The MIN/MAX derivation does not require a separate parameter. Enabling the condition pushdown feature for the HAVING clause to WHERE clause also activates the MIN/MAX derivation. For more information, see condition pushdown (HAVING to WHERE).

Example 1

-- Create example table
CREATE VIEW v1
AS
SELECT c1, c2, MAX(c3) AS max_c3
    , AVG(c4) AS avg_c4
FROM t2
GROUP BY c1, c2
HAVING max_c3 > 10;

EXPLAIN FORMAT = TREE SELECT * FROM v1, t1 WHERE v1.c1 >= t1.c2 AND t1.c2 = v1.c2;

EXPLAIN
-> Inner hash join (t1.c2 = v1.c2)
    -> Table scan on t1  (cost=0.18 rows=10)
    -> Hash
        -> Table scan on v1
            -> Materialize
                -> Filter: (max_c3 > 10)
                    -> Table scan on <temporary>
                        -> Aggregate using temporary table
                            -> Filter: (t2.c1 >= t2.c2)  (cost=0.75 rows=2)
                                -> Table scan on t2  (cost=0.75 rows=5)
Note

Prior to condition pushdown (WHERE condition pushdown to derived table), incorporate the step of transitive predicate generation.

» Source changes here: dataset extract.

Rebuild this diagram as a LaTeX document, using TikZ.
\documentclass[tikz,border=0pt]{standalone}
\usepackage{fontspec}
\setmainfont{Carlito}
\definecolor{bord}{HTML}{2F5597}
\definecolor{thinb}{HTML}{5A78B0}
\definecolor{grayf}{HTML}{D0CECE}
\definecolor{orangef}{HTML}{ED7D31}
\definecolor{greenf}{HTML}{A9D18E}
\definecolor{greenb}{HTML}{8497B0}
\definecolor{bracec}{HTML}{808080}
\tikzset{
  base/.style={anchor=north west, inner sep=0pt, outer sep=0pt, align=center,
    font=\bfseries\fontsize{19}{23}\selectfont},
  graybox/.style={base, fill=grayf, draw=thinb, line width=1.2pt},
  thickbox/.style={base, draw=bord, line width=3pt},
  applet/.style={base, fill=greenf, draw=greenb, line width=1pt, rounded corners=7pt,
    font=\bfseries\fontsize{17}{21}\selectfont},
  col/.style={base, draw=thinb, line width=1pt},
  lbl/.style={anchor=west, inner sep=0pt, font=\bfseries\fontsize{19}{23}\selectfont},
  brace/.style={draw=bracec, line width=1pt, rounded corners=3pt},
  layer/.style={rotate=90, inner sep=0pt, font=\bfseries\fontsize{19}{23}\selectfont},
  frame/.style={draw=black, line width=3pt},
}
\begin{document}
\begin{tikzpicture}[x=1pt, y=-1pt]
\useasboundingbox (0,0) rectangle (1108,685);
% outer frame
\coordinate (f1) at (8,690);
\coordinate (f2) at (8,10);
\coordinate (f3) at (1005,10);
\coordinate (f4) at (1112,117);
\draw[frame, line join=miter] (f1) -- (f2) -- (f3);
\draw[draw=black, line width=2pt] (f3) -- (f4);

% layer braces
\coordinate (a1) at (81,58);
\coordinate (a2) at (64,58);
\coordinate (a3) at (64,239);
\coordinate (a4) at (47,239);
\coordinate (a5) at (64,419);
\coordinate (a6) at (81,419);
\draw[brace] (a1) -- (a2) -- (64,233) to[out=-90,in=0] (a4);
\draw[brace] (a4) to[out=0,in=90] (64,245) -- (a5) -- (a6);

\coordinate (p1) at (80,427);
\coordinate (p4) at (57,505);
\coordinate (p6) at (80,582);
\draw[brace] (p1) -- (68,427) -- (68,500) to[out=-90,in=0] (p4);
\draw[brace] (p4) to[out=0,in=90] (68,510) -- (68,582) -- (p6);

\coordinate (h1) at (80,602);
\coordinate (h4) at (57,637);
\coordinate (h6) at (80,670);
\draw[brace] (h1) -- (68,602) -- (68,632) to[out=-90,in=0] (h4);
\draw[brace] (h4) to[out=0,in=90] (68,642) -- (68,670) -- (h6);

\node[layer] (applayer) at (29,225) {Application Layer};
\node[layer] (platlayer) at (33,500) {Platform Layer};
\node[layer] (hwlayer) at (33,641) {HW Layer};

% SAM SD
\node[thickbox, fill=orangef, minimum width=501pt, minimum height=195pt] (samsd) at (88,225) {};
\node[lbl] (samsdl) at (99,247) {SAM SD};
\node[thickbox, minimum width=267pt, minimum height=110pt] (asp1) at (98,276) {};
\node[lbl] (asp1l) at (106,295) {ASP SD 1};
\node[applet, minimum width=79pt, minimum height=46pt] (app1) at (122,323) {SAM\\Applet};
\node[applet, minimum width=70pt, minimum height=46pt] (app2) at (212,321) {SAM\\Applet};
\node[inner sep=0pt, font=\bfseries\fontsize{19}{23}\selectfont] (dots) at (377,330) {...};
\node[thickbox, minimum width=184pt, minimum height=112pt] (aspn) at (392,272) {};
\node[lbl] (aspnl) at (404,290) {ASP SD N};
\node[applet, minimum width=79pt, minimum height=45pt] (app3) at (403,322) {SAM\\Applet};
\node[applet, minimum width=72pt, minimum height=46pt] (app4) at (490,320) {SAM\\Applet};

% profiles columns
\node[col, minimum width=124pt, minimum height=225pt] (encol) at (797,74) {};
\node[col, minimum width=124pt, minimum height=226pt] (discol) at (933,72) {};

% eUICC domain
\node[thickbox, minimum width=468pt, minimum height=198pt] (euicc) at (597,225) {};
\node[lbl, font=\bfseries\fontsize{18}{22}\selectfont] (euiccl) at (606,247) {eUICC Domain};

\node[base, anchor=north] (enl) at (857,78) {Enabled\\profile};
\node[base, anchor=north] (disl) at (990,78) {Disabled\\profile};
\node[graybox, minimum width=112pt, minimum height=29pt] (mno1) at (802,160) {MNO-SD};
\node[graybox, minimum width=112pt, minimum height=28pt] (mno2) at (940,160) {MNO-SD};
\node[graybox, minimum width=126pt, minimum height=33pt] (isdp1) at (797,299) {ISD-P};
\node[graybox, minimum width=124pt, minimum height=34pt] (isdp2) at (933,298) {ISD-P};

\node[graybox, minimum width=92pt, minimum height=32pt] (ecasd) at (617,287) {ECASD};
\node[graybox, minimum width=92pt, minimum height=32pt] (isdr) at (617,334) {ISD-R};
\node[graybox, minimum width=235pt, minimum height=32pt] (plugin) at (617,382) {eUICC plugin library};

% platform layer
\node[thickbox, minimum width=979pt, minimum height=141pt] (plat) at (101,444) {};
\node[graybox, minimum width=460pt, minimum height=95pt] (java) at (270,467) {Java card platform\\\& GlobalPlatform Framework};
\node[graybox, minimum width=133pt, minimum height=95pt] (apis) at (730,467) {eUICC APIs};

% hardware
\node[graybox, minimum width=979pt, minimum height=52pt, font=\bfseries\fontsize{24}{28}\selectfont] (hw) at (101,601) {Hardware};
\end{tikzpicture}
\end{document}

The expression v1.c1 >= t1.c2 and t1.c2 = v1.c2 allows for the derivation of the single-table condition v1.c1 > v1.c2 by transmitting non-equivalence and equivalence relations. Subsequently, the condition v1.c1 > v1.c2 is pushed down to the derived table through condition pushdown, transforming into the corresponding field t2.c1 >= t2.c2 within the derived table, thus facilitating early data filtering.

Example 2

SELECT a, b, ee
FROM (
    SELECT b, a, MIN(c) AS ee
    FROM t1
    GROUP BY a, b
) dt
GROUP BY a, b
HAVING MIN(ee) < 20;

-- After derivation transformation ========>
SELECT a, b, ee
FROM (
    SELECT b, a, MIN(c) AS ee
    FROM t1
  WHERE c < 20
    GROUP BY a, b
) dt
GROUP BY a, b;


-- The following execution plan also shows the result after applying MIN/MAX derivation
EXPLAIN FORMAT = TREE SELECT a, b, ee
FROM (
    SELECT b, a, MIN(c) AS ee
    FROM t1
    GROUP BY a, b
) dt
GROUP BY a, b
HAVING MIN(ee) < 20;

EXPLAIN
-> Table scan on <temporary>
    -> Aggregate using temporary table
        -> Table scan on dt
            -> Materialize
                -> Table scan on <temporary>
                    -> Aggregate using temporary table
                        -> Filter: (t1.c < 20)  (cost=*** rows=***)
                            -> Table scan on t1  (cost=*** rows=***)
Note

In the outer query, the condition MIN(ee) < 20 is initially determined using MIN/MAX condition to establish dt.ee < 20. This condition is then pushed down to the derived table dt. Within this table, the HAVING condition MIN(c) < 20 leads to the derivation of t1.c < 20 via MIN/MAX. Through this sequence of transformations, the filter condition is brought closer to the data source, which speeds up the query process.